Print, please, exactly and only the lines between the line holding "Convert this chart to Apache ECharts code." and the line holding "const chart = echarts.init(document.getElementById('c'));", inclusive, omitting any pictures.

Figure scripts
start

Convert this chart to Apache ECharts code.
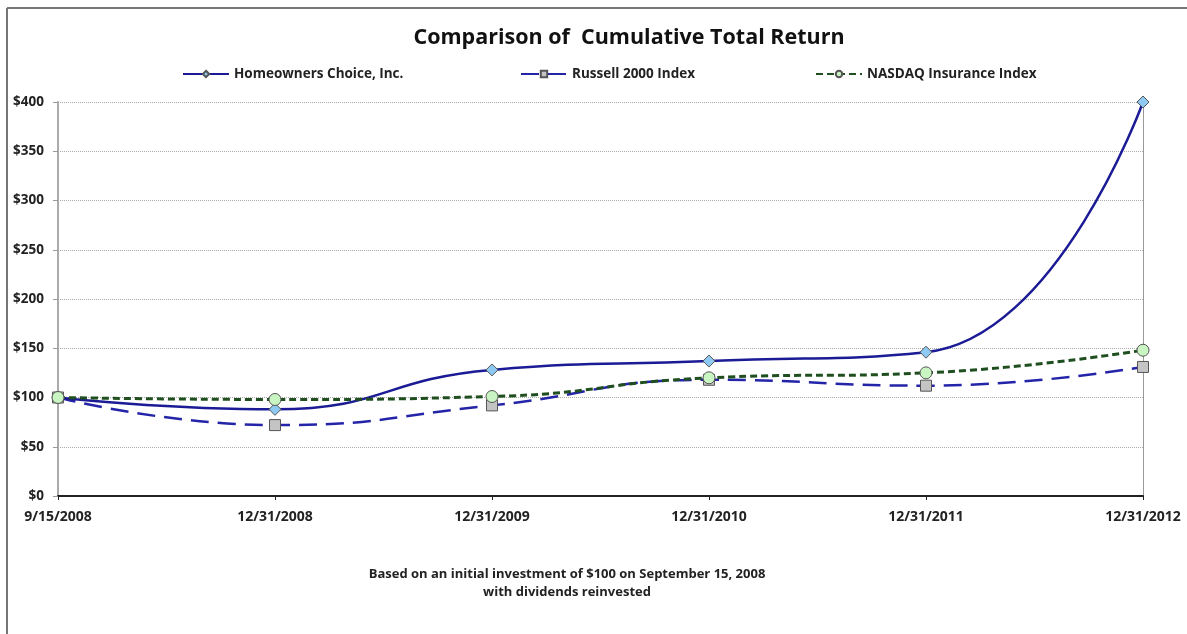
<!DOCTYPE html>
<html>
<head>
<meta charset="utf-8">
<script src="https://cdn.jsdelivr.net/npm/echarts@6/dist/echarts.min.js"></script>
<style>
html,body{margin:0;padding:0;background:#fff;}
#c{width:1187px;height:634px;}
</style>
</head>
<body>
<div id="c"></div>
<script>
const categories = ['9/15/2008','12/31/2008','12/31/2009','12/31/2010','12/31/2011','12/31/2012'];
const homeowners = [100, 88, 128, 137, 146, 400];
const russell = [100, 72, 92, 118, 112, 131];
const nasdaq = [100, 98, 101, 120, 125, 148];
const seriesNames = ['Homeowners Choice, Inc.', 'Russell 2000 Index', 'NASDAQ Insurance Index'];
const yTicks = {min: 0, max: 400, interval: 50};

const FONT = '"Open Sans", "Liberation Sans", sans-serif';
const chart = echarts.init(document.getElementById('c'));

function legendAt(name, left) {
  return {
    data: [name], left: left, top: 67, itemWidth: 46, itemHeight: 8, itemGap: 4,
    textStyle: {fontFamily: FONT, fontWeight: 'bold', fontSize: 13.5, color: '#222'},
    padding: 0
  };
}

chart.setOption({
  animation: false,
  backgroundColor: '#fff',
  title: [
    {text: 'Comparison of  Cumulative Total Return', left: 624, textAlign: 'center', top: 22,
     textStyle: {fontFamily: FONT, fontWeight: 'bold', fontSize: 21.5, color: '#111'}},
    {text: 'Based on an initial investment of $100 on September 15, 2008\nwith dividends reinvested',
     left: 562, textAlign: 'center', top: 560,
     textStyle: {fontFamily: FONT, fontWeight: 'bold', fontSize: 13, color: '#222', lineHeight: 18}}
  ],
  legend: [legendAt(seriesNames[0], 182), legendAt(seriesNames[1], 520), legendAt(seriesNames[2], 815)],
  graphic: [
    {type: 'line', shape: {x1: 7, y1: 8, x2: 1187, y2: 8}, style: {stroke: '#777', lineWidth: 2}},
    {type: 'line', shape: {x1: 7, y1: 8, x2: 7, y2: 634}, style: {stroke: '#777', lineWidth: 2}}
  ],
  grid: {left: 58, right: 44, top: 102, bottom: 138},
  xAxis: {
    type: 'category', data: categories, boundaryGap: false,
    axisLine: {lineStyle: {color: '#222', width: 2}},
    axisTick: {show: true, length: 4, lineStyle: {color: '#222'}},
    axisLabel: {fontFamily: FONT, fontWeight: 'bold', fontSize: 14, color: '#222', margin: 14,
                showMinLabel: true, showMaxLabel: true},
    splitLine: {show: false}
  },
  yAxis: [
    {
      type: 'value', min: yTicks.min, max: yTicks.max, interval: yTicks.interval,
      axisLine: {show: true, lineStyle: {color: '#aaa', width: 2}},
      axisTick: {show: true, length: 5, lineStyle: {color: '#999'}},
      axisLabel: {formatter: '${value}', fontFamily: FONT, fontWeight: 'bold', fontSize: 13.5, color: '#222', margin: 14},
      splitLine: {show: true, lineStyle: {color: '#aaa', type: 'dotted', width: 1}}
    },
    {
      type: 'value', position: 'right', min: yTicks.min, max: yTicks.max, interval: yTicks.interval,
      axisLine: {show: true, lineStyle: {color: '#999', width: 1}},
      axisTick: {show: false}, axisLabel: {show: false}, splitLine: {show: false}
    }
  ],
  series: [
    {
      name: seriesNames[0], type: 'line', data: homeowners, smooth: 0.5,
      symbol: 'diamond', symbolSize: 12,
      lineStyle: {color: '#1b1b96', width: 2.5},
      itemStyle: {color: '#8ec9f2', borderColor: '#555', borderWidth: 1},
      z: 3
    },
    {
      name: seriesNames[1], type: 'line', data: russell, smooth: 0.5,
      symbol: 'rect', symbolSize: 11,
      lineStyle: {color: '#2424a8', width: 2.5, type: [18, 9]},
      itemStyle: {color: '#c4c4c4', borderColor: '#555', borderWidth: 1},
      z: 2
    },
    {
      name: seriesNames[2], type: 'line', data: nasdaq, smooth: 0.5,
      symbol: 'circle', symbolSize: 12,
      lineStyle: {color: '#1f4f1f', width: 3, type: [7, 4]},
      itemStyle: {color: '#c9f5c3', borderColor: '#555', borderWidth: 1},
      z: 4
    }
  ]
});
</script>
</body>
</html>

end
start

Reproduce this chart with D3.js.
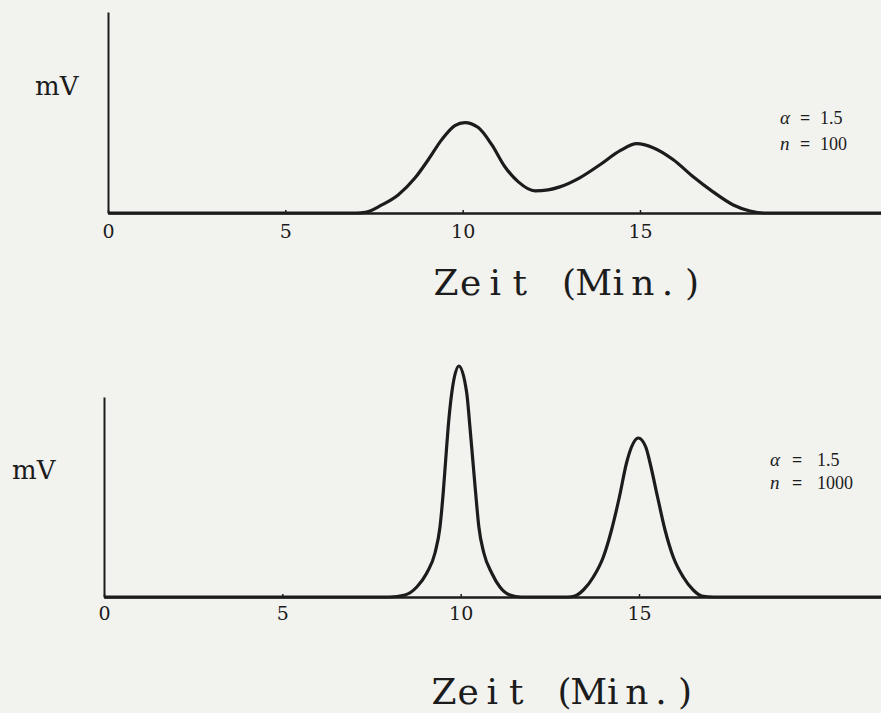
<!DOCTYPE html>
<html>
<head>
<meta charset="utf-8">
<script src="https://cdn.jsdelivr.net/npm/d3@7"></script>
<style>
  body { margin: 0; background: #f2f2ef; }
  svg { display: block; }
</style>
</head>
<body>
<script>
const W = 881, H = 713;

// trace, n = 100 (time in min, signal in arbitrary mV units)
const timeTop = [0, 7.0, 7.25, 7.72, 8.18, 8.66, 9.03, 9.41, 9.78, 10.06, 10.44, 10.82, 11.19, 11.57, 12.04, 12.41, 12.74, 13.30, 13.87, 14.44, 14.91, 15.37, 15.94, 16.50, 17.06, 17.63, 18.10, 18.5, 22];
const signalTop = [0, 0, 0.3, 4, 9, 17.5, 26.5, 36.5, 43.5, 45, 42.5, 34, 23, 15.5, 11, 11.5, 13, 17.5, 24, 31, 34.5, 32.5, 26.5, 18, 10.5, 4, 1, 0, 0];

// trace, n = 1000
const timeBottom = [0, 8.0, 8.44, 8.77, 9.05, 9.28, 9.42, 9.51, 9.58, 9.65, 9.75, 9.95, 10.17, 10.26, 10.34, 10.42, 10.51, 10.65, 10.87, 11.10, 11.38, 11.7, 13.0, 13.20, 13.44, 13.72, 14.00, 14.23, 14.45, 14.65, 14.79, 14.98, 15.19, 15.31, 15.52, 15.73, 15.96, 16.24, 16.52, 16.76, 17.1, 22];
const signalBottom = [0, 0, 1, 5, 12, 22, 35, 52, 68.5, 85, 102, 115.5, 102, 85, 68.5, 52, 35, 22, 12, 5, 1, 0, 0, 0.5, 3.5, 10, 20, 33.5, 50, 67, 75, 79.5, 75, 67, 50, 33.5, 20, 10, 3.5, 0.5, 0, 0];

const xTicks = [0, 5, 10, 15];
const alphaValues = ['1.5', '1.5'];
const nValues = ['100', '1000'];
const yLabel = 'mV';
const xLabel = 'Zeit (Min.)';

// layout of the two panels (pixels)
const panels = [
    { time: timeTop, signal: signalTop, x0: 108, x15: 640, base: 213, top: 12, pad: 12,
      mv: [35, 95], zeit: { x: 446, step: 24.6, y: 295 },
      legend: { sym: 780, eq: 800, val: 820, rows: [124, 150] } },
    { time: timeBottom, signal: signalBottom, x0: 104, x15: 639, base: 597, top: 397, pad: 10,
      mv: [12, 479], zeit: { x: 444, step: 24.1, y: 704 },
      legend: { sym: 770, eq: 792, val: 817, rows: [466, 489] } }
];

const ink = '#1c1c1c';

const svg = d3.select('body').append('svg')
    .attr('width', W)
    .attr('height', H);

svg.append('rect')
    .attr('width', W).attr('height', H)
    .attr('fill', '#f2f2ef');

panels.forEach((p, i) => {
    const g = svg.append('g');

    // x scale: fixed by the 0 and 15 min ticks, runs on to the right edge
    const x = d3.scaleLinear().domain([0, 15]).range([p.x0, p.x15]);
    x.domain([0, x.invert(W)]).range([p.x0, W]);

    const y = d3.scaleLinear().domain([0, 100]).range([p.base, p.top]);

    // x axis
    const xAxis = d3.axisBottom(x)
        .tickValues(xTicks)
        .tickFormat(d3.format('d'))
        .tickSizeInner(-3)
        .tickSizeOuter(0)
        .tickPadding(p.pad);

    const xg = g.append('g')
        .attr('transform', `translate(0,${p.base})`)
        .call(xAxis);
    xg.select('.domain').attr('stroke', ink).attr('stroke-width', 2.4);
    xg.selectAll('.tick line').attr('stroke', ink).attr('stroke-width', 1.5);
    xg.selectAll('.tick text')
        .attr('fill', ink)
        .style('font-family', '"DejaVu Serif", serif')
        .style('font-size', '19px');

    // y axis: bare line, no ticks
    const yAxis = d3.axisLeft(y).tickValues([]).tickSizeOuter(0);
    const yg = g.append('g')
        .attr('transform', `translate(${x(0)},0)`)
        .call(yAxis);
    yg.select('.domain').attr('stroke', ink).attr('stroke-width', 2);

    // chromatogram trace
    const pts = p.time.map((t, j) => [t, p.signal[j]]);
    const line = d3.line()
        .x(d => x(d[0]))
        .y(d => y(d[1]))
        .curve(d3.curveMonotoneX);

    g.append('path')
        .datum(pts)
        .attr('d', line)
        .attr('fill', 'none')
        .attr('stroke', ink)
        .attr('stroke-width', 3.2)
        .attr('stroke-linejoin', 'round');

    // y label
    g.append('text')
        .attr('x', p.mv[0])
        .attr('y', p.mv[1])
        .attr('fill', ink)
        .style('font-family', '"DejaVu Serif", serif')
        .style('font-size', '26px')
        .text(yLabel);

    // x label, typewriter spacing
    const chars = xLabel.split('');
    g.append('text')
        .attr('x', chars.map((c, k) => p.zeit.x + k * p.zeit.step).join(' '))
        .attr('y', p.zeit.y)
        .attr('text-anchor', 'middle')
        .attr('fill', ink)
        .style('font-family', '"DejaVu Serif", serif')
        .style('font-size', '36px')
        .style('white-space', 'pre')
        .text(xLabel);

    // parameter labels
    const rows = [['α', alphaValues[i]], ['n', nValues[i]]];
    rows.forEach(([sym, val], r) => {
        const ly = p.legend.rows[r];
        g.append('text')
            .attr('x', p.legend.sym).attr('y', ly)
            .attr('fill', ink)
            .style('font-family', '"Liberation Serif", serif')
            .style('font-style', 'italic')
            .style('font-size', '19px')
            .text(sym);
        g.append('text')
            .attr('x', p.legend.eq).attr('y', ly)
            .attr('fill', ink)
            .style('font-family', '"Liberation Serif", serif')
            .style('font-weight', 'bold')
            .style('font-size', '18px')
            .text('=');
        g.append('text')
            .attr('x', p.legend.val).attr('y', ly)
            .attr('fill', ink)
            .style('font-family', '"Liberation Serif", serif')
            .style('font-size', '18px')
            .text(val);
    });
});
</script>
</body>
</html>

end
start

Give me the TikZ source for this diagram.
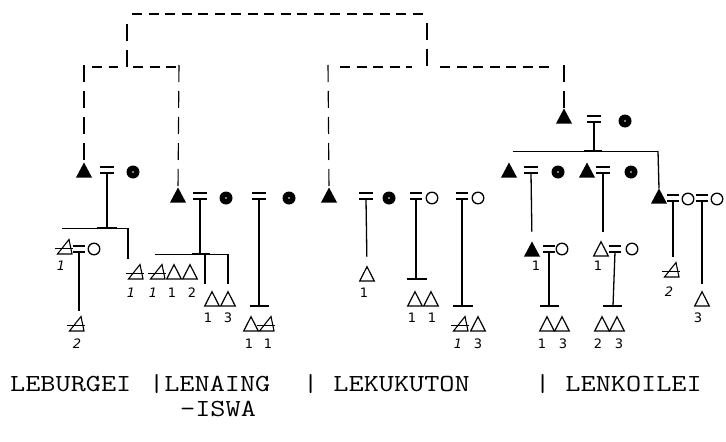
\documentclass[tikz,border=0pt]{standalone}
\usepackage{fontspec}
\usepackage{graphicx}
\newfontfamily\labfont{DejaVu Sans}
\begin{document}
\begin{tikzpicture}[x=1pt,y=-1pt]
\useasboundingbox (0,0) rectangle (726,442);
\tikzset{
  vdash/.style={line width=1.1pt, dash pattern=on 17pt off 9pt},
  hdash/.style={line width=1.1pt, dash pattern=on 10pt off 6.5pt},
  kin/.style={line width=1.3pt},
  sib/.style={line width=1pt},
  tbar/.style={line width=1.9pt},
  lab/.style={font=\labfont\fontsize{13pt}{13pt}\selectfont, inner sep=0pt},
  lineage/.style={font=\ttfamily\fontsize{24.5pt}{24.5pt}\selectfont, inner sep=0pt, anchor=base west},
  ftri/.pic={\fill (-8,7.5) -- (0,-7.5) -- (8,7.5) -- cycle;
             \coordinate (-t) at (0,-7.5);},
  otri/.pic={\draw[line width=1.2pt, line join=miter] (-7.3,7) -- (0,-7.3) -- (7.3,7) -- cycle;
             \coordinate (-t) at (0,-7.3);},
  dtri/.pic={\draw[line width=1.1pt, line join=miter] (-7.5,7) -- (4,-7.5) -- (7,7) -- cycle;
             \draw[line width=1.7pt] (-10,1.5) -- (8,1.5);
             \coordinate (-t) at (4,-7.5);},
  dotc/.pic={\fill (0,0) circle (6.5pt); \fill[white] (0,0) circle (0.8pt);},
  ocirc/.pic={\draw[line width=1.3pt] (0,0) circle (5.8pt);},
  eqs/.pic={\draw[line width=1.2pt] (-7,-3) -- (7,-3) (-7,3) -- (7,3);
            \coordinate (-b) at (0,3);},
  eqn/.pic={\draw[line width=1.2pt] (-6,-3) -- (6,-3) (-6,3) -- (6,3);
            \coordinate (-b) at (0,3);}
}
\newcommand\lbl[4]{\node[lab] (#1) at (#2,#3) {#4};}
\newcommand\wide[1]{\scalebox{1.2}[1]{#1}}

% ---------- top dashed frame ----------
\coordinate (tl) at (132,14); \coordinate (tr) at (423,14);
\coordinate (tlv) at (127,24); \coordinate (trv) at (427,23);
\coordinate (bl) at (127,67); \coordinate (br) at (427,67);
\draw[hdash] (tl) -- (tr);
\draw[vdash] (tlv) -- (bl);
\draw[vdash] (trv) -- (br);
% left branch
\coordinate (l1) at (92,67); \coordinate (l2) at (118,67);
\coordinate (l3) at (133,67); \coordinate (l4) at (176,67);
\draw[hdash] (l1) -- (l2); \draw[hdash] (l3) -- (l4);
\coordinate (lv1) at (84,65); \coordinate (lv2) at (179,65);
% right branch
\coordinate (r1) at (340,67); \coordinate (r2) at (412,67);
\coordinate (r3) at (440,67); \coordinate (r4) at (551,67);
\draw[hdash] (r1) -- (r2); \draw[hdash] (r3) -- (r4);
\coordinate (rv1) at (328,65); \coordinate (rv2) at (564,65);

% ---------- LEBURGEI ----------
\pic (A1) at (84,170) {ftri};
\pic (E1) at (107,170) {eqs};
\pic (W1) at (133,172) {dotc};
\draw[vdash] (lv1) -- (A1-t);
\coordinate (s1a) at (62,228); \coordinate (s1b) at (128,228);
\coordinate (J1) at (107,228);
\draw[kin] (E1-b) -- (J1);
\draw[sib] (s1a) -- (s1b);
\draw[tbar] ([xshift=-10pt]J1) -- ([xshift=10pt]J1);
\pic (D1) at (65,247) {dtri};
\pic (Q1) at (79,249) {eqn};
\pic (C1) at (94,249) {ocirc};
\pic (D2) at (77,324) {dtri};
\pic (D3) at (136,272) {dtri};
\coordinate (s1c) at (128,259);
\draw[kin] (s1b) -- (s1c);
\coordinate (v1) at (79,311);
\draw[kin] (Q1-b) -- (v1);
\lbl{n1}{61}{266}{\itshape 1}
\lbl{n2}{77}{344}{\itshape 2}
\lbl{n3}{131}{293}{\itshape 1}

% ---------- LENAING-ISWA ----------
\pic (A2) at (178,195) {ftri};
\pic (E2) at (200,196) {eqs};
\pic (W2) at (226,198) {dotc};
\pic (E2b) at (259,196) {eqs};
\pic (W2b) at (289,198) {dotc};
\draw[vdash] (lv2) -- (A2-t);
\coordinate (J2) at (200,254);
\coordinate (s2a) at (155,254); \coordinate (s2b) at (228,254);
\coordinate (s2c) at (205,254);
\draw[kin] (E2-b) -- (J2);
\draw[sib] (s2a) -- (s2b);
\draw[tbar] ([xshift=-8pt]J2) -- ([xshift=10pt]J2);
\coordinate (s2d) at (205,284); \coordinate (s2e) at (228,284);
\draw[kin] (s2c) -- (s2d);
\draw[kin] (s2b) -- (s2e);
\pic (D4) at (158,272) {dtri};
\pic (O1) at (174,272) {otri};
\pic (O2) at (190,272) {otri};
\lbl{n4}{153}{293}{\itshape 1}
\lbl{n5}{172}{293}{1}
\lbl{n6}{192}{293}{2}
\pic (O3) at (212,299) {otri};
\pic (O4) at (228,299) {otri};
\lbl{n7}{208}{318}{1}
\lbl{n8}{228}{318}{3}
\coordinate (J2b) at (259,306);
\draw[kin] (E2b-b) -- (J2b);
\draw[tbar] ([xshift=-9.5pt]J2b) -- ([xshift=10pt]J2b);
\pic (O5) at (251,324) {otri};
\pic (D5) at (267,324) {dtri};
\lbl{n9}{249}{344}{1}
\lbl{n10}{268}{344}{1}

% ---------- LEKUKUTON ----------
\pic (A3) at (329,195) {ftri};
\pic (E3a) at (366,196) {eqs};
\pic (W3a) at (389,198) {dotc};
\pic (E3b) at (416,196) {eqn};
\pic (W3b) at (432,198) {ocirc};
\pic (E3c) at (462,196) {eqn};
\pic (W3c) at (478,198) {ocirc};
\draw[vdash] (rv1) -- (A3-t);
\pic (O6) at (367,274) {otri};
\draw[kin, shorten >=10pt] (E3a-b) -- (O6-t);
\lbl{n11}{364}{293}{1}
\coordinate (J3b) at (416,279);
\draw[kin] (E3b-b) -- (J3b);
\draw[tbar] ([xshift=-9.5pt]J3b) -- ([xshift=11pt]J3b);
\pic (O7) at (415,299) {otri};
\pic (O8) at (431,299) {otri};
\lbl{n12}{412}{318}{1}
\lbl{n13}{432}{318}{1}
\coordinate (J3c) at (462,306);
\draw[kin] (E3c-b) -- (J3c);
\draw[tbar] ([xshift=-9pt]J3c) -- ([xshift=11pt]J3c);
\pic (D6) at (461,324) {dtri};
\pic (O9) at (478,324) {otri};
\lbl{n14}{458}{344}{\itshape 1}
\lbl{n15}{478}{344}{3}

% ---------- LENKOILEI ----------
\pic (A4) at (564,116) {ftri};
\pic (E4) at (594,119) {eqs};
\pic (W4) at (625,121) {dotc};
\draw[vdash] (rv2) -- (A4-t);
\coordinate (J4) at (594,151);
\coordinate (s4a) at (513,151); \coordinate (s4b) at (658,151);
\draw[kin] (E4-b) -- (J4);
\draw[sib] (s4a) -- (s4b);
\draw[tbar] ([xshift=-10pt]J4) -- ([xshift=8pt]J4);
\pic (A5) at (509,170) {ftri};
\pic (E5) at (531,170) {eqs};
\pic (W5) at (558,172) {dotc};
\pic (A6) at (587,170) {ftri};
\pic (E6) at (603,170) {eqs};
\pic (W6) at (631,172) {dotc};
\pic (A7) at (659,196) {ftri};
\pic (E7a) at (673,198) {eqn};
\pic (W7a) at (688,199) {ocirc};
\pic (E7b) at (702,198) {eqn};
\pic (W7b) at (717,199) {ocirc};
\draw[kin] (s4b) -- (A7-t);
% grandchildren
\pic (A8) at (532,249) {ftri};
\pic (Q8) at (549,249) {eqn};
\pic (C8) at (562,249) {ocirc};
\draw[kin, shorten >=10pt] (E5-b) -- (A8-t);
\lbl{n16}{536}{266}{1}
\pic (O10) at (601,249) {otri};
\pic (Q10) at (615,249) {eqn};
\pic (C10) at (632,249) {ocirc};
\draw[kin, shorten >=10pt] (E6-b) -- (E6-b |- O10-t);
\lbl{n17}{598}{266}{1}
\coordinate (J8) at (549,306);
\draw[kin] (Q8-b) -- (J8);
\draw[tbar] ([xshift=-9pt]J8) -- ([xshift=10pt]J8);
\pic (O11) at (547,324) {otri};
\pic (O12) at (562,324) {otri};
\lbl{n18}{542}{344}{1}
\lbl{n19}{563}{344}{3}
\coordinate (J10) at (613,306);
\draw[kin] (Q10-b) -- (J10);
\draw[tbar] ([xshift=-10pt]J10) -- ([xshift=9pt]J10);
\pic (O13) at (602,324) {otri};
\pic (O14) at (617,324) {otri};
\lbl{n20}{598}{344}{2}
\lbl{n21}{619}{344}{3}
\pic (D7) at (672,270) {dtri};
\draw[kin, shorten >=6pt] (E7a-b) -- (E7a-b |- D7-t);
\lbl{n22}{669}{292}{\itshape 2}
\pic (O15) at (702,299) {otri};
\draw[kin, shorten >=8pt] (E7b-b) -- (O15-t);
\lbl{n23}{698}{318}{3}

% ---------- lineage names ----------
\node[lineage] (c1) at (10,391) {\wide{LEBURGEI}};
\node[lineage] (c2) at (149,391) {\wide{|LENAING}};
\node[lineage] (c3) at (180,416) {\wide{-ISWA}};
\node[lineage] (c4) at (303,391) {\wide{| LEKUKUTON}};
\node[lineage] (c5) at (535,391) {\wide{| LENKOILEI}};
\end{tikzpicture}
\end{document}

end

> **Result below**
Convert this chart to Apache ECharts code.
<!DOCTYPE html>
<html>
<head>
<meta charset="utf-8">
<script src="https://cdn.jsdelivr.net/npm/echarts@6/dist/echarts.min.js"></script>
<style>
html,body{margin:0;padding:0;background:#fff;}
#c{width:1187px;height:634px;}
</style>
</head>
<body>
<div id="c"></div>
<script>
const categories = ['9/15/2008','12/31/2008','12/31/2009','12/31/2010','12/31/2011','12/31/2012'];
const homeowners = [100, 88, 128, 137, 146, 400];
const russell = [100, 72, 92, 118, 112, 131];
const nasdaq = [100, 98, 101, 120, 125, 148];
const seriesNames = ['Homeowners Choice, Inc.', 'Russell 2000 Index', 'NASDAQ Insurance Index'];
const yTicks = {min: 0, max: 400, interval: 50};

const FONT = '"Open Sans", "Liberation Sans", sans-serif';
const chart = echarts.init(document.getElementById('c'));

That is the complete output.